Order of Node traversal for declarations

I want to know when python encounters function or class or variable declaration, in which order it adds the name into the current scope. Does it first adds the name in the scope with some empty value in the scope dictionary and then traverses the body collecting the meta-data and later adding the meta_data corrosponding to the key in the scope dictionary or whether it first traverses the body first and later add the name into the scope with the meta_data collected from body traversal. I tried writing a recursive function and see what it is resolving to so I believe the first process is correct one but still needs to confirm my understanding.

Is this the the explanation you are looking for 4. Execution model — Python 3.11.3 documentation ?

1 Like

Not really @barry-scott . Actually I want to know from the AST perspective, when python encounters func_decl or class_decl nodes, does it first add the name with empty meta_data value in the scope or first traverses the body and then adds the name in the scope.

You understand, I hope, that the AST is consumed by the compiler, not at run-time? In

when python encounters function or class or variable declaration

you sound slightly as if you are thinking of Python executing your program, encountering a definition for the first time, and having to compile it. Function (or class) definition is an executable statement, but at run-time Python is executing code produced by the compiler, not examining the AST.

The AST is the output of the parser, and is a structure built in memory from reading the module source.

The compiler can then pass over this structure as many times and in whatever way it likes, but I believe it makes two passes.

In the first pass, the compiler notices what names are used in each scope, and where they are defined. (Is a name defined there, or in an outer or module-level scope? If defined there, it might later discover that it is referenced from a nested scope. Assignment is definition of a name, but so also is a function definition.) This scope information is collected in a symbol table for each scope.

In the second pass, the compiler generates a code object from each scope. Python is designed so the code can be translated without a lot of type information, but it does need the symbol table from the first pass for that scope to generate the right kind of get or set operation (local, cell, or global).

Now, at run-time, when the interpreter reaches the def, it finds instructions that build a function object and push it to the stack. The code object for the body of that function is just one of the constants embedded in the code object it is currently executing, referenced by instructions. The new function object (a new one every time you execute the def) is pushed onto the stack. Finally, the top of stack is stored in the variable that has the name of the function.

Here is an example of the generated code corresponding to the heading def f1(a, b, u=1)::

  7           2 LOAD_CONST               8 ((1,))
              4 LOAD_CONST               1 (<code object f1 at 0x000002AE9C8997A0, file "...\function_closure.py", line 7>)
              6 MAKE_FUNCTION            1 (defaults)
              8 STORE_NAME               0 (f1)

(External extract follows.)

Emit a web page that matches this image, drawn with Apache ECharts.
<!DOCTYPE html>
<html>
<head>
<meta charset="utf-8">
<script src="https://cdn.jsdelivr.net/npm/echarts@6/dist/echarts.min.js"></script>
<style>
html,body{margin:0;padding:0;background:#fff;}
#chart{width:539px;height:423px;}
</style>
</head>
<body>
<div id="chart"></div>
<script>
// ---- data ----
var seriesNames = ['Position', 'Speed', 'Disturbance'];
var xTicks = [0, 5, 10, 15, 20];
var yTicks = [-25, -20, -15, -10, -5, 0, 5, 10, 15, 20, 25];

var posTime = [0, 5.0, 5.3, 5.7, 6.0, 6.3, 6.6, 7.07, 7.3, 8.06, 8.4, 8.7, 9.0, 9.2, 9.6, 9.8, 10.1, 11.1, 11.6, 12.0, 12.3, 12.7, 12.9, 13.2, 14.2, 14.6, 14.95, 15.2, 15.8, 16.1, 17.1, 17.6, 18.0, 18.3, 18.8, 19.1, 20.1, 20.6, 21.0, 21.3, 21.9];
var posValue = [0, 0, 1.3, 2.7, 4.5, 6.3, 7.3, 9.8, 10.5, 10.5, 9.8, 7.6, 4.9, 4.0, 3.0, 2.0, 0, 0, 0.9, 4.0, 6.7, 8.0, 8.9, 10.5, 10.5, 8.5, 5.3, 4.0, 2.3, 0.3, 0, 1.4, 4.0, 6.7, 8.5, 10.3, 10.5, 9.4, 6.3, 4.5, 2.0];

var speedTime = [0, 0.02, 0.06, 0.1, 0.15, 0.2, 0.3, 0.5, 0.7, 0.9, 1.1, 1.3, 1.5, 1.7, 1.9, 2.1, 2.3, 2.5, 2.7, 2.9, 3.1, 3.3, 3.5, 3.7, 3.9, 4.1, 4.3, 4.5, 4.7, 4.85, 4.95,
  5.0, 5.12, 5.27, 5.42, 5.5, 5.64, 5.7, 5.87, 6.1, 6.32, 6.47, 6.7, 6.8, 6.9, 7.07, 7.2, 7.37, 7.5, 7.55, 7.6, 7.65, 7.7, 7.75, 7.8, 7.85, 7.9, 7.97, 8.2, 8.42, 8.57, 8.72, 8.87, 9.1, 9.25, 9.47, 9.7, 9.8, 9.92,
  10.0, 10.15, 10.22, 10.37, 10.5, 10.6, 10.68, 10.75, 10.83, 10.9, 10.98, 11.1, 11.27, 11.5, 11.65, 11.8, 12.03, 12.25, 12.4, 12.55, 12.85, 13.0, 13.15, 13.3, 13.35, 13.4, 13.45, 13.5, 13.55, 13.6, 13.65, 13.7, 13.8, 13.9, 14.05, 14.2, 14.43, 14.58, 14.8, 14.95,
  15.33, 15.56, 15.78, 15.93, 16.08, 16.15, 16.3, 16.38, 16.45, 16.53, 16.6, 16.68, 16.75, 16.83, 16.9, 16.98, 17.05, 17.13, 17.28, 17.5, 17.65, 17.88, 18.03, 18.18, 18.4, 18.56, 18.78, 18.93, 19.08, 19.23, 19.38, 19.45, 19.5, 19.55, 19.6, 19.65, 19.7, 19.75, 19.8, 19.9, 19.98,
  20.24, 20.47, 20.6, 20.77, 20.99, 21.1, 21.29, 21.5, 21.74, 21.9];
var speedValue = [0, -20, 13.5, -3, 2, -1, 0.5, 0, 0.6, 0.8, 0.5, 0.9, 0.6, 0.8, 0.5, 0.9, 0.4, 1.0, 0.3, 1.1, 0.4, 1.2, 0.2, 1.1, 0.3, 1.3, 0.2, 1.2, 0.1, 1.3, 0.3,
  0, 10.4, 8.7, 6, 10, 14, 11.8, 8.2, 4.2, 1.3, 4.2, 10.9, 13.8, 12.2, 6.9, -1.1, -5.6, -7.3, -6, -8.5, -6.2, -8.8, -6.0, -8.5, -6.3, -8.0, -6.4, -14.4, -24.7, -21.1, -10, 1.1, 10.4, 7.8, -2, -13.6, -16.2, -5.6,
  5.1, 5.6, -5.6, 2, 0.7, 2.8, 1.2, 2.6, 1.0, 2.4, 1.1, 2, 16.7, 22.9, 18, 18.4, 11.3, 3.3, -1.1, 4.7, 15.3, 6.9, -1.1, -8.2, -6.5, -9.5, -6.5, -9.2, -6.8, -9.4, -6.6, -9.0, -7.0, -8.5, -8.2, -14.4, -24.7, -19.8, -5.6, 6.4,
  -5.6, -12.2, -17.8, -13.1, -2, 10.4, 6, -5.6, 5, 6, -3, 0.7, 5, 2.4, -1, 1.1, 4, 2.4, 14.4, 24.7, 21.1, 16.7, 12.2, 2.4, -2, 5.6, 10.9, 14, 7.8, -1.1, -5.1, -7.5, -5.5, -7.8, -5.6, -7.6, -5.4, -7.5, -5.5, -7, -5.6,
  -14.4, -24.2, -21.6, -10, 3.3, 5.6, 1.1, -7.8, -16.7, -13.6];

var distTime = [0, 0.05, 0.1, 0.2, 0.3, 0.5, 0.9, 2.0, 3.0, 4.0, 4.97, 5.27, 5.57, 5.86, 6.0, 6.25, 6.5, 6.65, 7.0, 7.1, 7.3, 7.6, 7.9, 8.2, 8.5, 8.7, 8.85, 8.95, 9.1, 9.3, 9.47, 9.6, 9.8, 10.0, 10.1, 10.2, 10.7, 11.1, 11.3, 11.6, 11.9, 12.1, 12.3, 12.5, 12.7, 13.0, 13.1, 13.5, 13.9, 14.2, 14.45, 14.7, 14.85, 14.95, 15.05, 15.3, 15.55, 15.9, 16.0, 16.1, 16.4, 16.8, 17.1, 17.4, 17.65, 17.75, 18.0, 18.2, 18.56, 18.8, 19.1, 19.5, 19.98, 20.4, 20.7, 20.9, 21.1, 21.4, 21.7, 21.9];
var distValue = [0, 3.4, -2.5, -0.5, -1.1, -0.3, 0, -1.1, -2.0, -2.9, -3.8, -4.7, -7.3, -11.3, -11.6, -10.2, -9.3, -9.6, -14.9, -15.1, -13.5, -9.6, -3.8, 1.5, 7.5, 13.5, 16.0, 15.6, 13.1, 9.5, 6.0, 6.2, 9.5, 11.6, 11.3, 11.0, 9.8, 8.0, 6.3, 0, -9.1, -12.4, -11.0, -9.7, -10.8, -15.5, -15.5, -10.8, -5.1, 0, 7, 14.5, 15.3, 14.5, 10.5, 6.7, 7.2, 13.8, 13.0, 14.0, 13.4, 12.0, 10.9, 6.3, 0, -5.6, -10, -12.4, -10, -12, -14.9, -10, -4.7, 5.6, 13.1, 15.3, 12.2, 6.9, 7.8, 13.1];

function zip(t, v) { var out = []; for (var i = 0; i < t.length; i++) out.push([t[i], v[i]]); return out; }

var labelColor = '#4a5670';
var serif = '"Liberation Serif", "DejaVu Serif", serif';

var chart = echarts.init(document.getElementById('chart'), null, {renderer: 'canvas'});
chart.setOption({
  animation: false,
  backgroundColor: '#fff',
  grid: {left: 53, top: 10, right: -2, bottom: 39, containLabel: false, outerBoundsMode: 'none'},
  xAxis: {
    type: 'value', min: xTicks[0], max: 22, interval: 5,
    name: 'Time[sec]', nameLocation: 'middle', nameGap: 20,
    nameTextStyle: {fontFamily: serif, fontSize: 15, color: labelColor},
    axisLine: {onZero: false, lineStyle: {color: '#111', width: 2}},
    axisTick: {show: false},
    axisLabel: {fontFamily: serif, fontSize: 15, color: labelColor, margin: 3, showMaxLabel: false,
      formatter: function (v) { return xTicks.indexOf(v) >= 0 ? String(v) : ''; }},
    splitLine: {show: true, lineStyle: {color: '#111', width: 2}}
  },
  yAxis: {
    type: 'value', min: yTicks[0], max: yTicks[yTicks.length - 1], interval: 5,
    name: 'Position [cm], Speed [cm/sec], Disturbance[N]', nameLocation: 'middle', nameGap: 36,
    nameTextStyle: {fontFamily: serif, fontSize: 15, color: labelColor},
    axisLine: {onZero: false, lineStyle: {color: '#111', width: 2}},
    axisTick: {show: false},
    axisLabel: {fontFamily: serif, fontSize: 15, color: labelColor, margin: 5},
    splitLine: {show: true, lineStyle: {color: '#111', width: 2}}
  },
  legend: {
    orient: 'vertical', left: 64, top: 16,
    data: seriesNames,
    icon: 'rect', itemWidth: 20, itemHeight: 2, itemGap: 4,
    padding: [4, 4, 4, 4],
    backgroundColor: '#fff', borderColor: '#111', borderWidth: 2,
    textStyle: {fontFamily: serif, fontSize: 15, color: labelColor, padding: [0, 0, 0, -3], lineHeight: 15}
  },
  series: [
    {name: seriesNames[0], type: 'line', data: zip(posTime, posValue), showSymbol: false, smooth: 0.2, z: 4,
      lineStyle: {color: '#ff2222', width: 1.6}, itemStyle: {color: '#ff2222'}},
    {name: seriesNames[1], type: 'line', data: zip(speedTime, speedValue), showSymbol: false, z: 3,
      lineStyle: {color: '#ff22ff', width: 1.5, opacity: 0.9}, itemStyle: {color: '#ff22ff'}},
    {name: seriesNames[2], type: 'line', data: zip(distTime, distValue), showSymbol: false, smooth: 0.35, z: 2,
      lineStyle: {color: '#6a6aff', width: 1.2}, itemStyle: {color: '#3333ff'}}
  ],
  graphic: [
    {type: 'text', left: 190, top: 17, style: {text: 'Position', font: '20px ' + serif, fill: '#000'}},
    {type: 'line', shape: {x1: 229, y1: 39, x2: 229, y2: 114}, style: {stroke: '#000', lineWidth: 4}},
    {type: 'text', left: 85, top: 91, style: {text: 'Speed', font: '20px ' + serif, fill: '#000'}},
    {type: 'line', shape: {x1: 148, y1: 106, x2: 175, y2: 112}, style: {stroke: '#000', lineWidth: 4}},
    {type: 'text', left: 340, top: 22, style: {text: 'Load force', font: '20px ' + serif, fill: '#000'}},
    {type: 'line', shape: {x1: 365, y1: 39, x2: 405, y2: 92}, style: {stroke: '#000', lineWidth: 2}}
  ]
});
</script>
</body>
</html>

dis.dis() is a good tool for exploring the code generated from various source fragments.

1 Like

Thanks @jeff5 for the response. Actually I am talking about the compile time stage only. When AST traversal reaches a function declaration, it needs to add the name and meta_data of the function to the current scope. My question is whether it is done before traversing the body of the function or after that. All of this I am asking for compile time name resolution.

Ok, cool. I think the answer may be as simple as observing that function definition is in the end just assignment, so from the perspective of symbol table processing, the name that represents it is handled the same as any other name.

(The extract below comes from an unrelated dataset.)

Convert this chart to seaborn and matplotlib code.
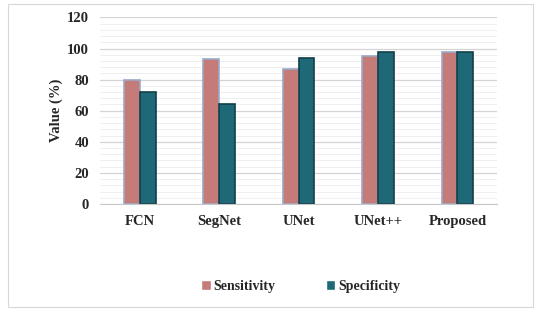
"""Sensitivity / specificity comparison bar chart."""

import numpy as np
import pandas as pd
import seaborn as sns
import matplotlib.pyplot as plt
from matplotlib.ticker import MultipleLocator
from matplotlib.patches import Rectangle

###################################################################################################
###################################################################################################

models = ['FCN', 'SegNet', 'UNet', 'UNet++', 'Proposed']
metrics = ['Sensitivity', 'Specificity']
sensitivity = [80, 93, 87, 95, 98]
specificity = [72, 64, 94, 98, 98]

df = pd.DataFrame({
    'Model': models * 2,
    'Metric': [metrics[0]] * len(models) + [metrics[1]] * len(models),
    'Value': sensitivity + specificity,
})

sns.set_style('white')
plt.rcParams['font.family'] = ['Liberation Serif', 'DejaVu Serif']

fig = plt.figure(figsize=[5.38, 3.11], dpi=100)
ax = fig.add_axes([0.186, 0.344, 0.738, 0.60])

palette = {'Sensitivity': '#C57C78', 'Specificity': '#1E6878'}
sns.barplot(data=df, x='Model', y='Value', hue='Metric', palette=palette,
            width=0.4, saturation=1, ax=ax, legend=True)

# Bar edges
for cont, ec in zip(ax.containers, ['#9AAAC8', '#123E48']):
    for bar in cont:
        bar.set_edgecolor(ec)
        bar.set_linewidth(1.2)

ax.set_ylim(0, 120)
ax.set_xlim(-0.5, 4.5)
ax.yaxis.set_major_locator(MultipleLocator(20))
ax.yaxis.set_minor_locator(MultipleLocator(4))
ax.grid(axis='y', which='major', color='#D4D4D4', linewidth=0.9)
ax.grid(axis='y', which='minor', color='#EDEDED', linewidth=0.6)
ax.set_axisbelow(True)

# Titles & Labels
ax.set_xlabel('')
ax.set_ylabel('Value (%)', fontsize=10.5, fontweight='bold', labelpad=3)
for lab in ax.get_xticklabels() + ax.get_yticklabels():
    lab.set_fontweight('bold')
    lab.set_fontsize(10.5)
ax.tick_params(axis='x', length=0, pad=8)
ax.tick_params(axis='y', length=0, pad=8)

# Spines
for side in ['top', 'right', 'left']:
    ax.spines[side].set_visible(False)
ax.spines['bottom'].set_color('#C8C8C8')

# Legend below the plot
ax.legend(loc='center', bbox_to_anchor=(0.505, -0.44), ncol=2, frameon=False,
          prop={'weight': 'bold', 'size': 10}, handlelength=0.7, handleheight=0.7,
          handletextpad=0.2, columnspacing=3.6)

# Outer border
fig.patches.append(Rectangle((0.015, 0.012), 0.975, 0.975, transform=fig.transFigure,
                             fill=False, edgecolor='#D8D8D8', linewidth=0.8))

plt.savefig('out.png', dpi=100)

The two phases I am thinking of are identifiable here:

However, the top of the file only gives me two marks out of five :slight_smile: for remembering the phases:

This file and the related symtable.c are the ones to look at for detail. There’s a bit of a guide to the action at:

With a bit of searching, we can find where a function definition is processed for symbols:

You will see that the name is entered into the symbol table for the current scope first. The choice of DEF_LOCAL is provisional, pending discovery of a nested reference. The next bit processes the function declaration. Later, we enter the nested scope, but remember we are only collecting names and their uses in this phase, not generating code.

1 Like

Thanks @jeff5 for such a detailed answer. This is the perfect explanation and answer I was looking for my question. I will look into these links more. Thanks again for helping :slight_smile:

Hey @jeff5 I really want to understand what the second pass of AST at compile time is doing ? is it just compiling the code or doing anything more which alters the scope table. Is it wrong to say that first pass fills up the scope table and second pass compiles the AST into bytecode ?

I think that’s right. It’s a pass over the whole compilation unit (module) so it has processed all the scopes before it begins to generate code from the AST. I reproduced the scopes processing once for a project, so I feel I’m on solid ground there.

The assemble phase is new to me, but it seems to consist of optimisations carried out as each block is completed, and while the code is still in the compiler object. Only at the end of assemble do we see an actual code object.

1 Like

Thanks @jeff5 for the clarification. Now I think I have a decent mental model for name resolution in python.